I don't have historical poll data at hand, so I don't know how this has changed over time. My impression that it's become a more popular proposition recently (since the start of the pandemic) might be wrong.
Thanks for your reply, it doesn't really cover all the arguments you mentioned, particularly about economic degrowth which I don't believe is so popular outside turbo leftists.
France recently removed wealth tax, because it's too easy to fraud and just made it harder for wealthy people to spend their money in France. I suppose the experience will be the same in the US.
It's very far-left and unpopular, and I think their positions can easily be dismissed on HN as ludicrous if not dangerous. It's always good to have discussions on climate change and learn more about the current state of it, and I think the IPCC report accomplishes that, but this website itself is awful.
Their website provides "action guides" [1] on how to smash windows or throw paint, as if that's going to help the environment or rally people to their cause. It's basically a younger, communist, and even more ineffective Greenpeace.
To me SRs points seem fully compatible with (strongly) progressive taxation to finance meaningful Anti-CO2 measures; calling that "communist" looks like an inaccurate, americanist slur to me.
Whether unceasing economic growth is compatible with hitting emission goals is a numbers game in the end and has little to do with ideology: At some point, no amount of "greenification" will allow positive growth, because the efforts of de-carbonizing alone might already be too costly emission-wise, and reducing consumption would be inevitable then without sacrificing the goals.
All I know is that we basically knew all of the facts for the last 40 years without much to show for, so continuing "conservative economics" does not seem too promising to me.
> It shows that we must abandon economic growth, which is the basis of capitalism.
These people are insane. Not only they don't understand basic economics, but they are also brainwashed by far-left ideology. I see no possibility to have rational discussion with these people.

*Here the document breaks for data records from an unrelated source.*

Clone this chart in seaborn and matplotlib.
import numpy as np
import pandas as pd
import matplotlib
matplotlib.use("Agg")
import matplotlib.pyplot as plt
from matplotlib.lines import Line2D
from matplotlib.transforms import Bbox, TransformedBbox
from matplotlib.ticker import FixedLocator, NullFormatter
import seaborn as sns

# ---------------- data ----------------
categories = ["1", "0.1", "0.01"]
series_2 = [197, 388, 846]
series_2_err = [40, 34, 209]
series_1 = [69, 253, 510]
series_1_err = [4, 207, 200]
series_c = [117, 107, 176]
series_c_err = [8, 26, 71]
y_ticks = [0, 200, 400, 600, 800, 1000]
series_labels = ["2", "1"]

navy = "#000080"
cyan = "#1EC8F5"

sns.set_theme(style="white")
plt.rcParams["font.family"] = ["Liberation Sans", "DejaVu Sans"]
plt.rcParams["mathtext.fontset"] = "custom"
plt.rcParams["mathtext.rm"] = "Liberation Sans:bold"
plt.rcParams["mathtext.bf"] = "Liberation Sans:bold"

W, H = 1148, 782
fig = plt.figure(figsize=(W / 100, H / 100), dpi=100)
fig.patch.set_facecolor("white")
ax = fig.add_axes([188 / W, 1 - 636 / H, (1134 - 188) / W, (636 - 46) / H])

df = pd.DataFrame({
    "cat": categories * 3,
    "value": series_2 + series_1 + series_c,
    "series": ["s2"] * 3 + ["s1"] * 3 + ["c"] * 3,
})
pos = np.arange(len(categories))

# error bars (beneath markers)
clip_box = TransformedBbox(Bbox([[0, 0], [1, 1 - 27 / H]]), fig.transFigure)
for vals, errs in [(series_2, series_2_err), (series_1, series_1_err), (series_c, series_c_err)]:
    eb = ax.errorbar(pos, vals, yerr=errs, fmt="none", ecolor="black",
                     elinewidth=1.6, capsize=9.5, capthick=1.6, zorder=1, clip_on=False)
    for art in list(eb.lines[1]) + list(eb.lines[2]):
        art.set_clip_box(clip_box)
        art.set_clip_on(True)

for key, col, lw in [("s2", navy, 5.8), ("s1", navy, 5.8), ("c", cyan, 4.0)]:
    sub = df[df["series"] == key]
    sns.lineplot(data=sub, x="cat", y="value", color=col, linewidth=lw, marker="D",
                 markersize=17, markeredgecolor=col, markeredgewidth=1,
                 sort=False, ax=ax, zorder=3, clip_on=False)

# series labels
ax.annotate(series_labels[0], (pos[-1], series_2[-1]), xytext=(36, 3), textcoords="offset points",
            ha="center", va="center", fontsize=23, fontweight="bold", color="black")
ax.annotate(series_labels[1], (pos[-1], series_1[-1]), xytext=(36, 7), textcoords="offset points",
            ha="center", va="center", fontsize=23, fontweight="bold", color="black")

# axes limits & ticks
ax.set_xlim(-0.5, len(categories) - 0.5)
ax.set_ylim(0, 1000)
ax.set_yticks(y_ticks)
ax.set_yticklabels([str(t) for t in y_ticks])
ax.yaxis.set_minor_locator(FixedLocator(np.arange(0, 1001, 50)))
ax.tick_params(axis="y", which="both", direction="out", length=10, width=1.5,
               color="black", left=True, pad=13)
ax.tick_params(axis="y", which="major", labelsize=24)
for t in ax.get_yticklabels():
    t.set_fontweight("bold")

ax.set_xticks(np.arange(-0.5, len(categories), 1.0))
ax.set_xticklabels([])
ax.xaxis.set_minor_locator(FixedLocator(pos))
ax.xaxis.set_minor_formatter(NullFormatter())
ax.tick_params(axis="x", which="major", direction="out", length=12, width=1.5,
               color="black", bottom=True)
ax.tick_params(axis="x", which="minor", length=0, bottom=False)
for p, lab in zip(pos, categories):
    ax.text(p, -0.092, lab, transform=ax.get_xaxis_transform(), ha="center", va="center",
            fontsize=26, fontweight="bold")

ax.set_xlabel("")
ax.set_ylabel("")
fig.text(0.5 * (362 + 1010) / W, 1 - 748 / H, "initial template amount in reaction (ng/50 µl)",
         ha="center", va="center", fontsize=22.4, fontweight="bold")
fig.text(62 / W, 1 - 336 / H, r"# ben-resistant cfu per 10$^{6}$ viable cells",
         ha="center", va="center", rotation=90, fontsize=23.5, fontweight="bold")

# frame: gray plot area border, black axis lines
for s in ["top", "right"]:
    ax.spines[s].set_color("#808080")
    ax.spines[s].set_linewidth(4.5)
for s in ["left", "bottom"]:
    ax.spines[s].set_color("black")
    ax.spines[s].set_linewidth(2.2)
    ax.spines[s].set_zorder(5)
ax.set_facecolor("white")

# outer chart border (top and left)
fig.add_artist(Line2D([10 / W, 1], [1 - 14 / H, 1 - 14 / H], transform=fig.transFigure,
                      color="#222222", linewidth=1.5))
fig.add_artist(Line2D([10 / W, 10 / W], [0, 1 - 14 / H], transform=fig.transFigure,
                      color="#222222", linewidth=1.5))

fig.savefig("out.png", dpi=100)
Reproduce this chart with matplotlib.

It is just pathetic to have those insane people working in a science field which is somehow connected public policy.
1. Focus on the actual report, the leaked files. Top right corner, or somewhere here on HN there's a link to it. That document is the primary source here and might fit your taste better. Judge for yourselves what conclusions are presented there and whether those match the "extremist" ones you complain about.
2. To be completely clear here I'm more convinced than ever that any moderate response (and rhetoric) about the climate crisis at this point is the truly extremist stance to take. Recently courts have ruled that any semblance of incremental changes are, at this point, endangering the very lives of future and current generations. See e.g. the Shell case, I think in the Netherlands, or the recent constitutional court ruling in Germany.